Acompanha o raciocínio de qualquer jogador. É muito inteligente, mesmo jogando fora de posição. Ele pensa em uma dimensão parecida com a do Coutinho, do Neymar.

NEYMAR

“Vou dar um exemplo de que ele não quer um protagonismo exclusivo. Foi dada a prerrogativa de que, nas atividades físicas, o preparador pessoal dele pudesse retirá-lo e realizar um trabalho. Ele disse que não queria. Preferiu fazer junto com a equipe. Disse que depois, se tivesse que fazer um complemento, e faria. Ou seja, não trouxe para ele cuidados especiais. São em pequenos gestos que demonstra isso.”

COOPERAÇÃO

“O grande desafio do quebra-cabeça. Não só dos onze, mas uma integração mais ampla de todos. A integração é dos atletas e da comissão técnica. A harmonia. A integração tem que ser de lealdade e competição entre os atletas, e de cooperação dentro da equipe. Se não tiver o trabalho defensivo, se os homens da frente não puderem de alguma forma ocupar espaço... Tem que ter cooperação. Aí, pego o exemplo do Rivellino na seleção de 70. Ele foi usado na esquerda, mas era meio-campista.”

SELEÇÃO EM SINTONIA

“Ela está se descobrindo. Tenho só quinze jogos, é muito pouco. Vou dar um exemplo. No intervalo do jogo contra o Chile, chamei a atenção do Neymar e do Coutinho. O Chile estava marcando a finta deles. O que o Chile fazia? A bola chegava em um dos dois, eles faziam a menção do passe e faziam a finta em seguida.

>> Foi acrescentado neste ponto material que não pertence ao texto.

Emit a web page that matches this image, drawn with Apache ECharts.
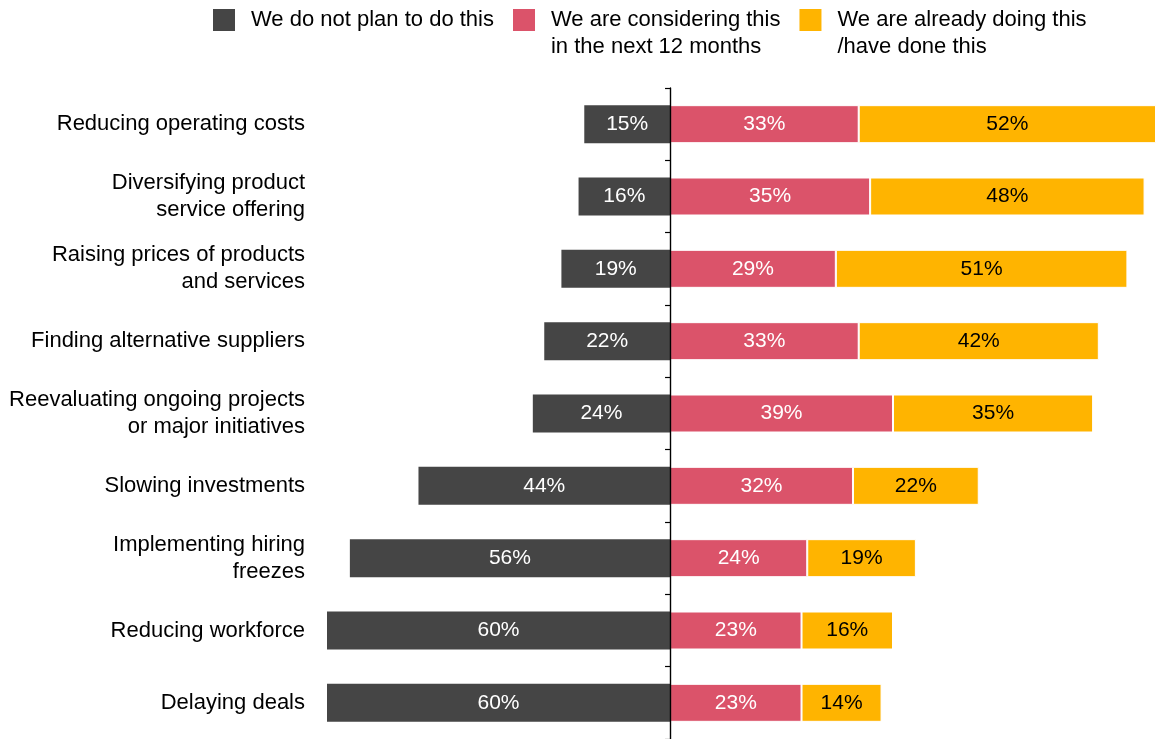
<!DOCTYPE html>
<html><head><meta charset="utf-8">
<script src="https://cdn.jsdelivr.net/npm/echarts@6/dist/echarts.min.js"></script>
<style>html,body{margin:0;padding:0;background:#fff}#c{width:1161px;height:739px}</style>
</head><body><div id="c"></div>
<script>
var categories = [
  "Reducing operating costs",
  "Diversifying product\nservice offering",
  "Raising prices of products\nand services",
  "Finding alternative suppliers",
  "Reevaluating ongoing projects\nor major initiatives",
  "Slowing investments",
  "Implementing hiring\nfreezes",
  "Reducing workforce",
  "Delaying deals"
];
var seriesNames = ["We do not plan to do this", "We are considering this\nin the next 12 months", "We are already doing this\n/have done this"];
var notPlan = [15, 16, 19, 22, 24, 44, 56, 60, 60];
var considering = [33, 35, 29, 33, 39, 32, 24, 23, 23];
var already = [52, 48, 51, 42, 35, 22, 19, 16, 14];

var font = "Liberation Sans, Arial, sans-serif";
var chart = echarts.init(document.getElementById('c'));
function lbl(color){
  return {show:true, position:'inside', color:color, fontSize:21, fontFamily:font,
    formatter:function(p){return Math.abs(p.value)+'%';}};
}
chart.setOption({
  animation:false,
  legend:{
    top:-20.5, left:213, padding:0, itemWidth:22, itemHeight:22, itemGap:19,
    icon:'rect',
    itemStyle:{borderWidth:0},
    formatter:function(name){ return name.indexOf('\n') >= 0 ? '\n' + name : name; },
    textStyle:{fontSize:22, fontFamily:font, color:'#000', lineHeight:27, padding:[0,0,0,11]},
    data:seriesNames
  },
  grid:{left:327, right:5, top:88, height:652},
  xAxis:{type:'value', min:-60, max:85, show:false, splitLine:{show:false}},
  yAxis:[
    {type:'category', data:categories, inverse:true, z:10,
     axisLine:{show:true, onZero:true, lineStyle:{color:'#000', width:1.4}},
     axisTick:{show:true, length:5, lineStyle:{color:'#000', width:1.2}},
     axisLabel:{show:false}},
    {type:'category', data:categories, inverse:true, position:'left',
     axisLine:{show:false, onZero:false}, axisTick:{show:false},
     axisLabel:{show:true, margin:22, fontSize:22, lineHeight:27, padding:[6,0,0,0], fontFamily:font, color:'#000', align:'right'}}
  ],
  series:[
    {name:seriesNames[0], type:'bar', stack:'all', yAxisIndex:0, barWidth:38,
     data:notPlan.map(function(v){return -v;}),
     itemStyle:{color:'#454545'}, label:lbl('#fff')},
    {name:seriesNames[1], type:'bar', stack:'all', yAxisIndex:0, barWidth:38,
     data:considering, itemStyle:{color:'#DB536A', borderColor:'#fff', borderWidth:1}, label:lbl('#fff')},
    {name:seriesNames[2], type:'bar', stack:'all', yAxisIndex:0, barWidth:38,
     data:already, itemStyle:{color:'#FFB400', borderColor:'#fff', borderWidth:1}, label:lbl('#000')}
  ]
});
</script></body></html>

E os chilenos estavam marcando a finta, não o passe. Falei para prestarem atenção nisso. O Neymar me disse que estava buscando o Gabriel Jesus, falei para ele variar, alternar o movimento. Tem que tentar antecipar o movimento, não deixar o marcador saber o que fazer.”

JOGAR COM A CABEÇA

“Iniesta deu uma declaração extraordinária. Disse: "Às vezes parado, eu me desmarco”. Isso é de uma inteligência fantástica. Falei para o Renato: ‘Quero você no meio-campo, ou você vai receber, ou vai proporcionar ao outro, mas eu te quero ali’. Imagina, você está parado, mas tudo mais no campo está se movimentando e essas movimentações de bola e dos adversários proporcionam que você fique livre.”

JUSTIÇA COM A LISTA

“Ser justo é desafiador. É muito difícil. Isso me consome muito. Sou muito perfeccionista nesse aspecto. Mantendo a estrutura da equipe, tenho feito algumas modificações. Mas, se ficar mudando demais a equipe, perco a referência de uma análise mais profunda. Em vez de oportunidade, vou estar queimando o cara. Mas em algumas setores falta dar algumas oportunidades. Tenho de ser justo. Isso me dá uma amostragem mais real.”

PRESSÃO

“Pressão por desempenho é combustível para melhoria. É desafiador, é buscar por novos conhecimentos, novas informações. Tudo para gerar conhecimento e saber interpretar.”

COBRANÇA

“Eu não me cobro por resultado. Eu não sei se vou ganhar, não cobro atleta por resultado, não tenho controle sobre isso. Mas sobre desempenho eu tenho. Sobre atleta jogar bem eu tenho, organização tática eu tenho. Temos que ficar atentos a essas variáveis que dão para controlar.”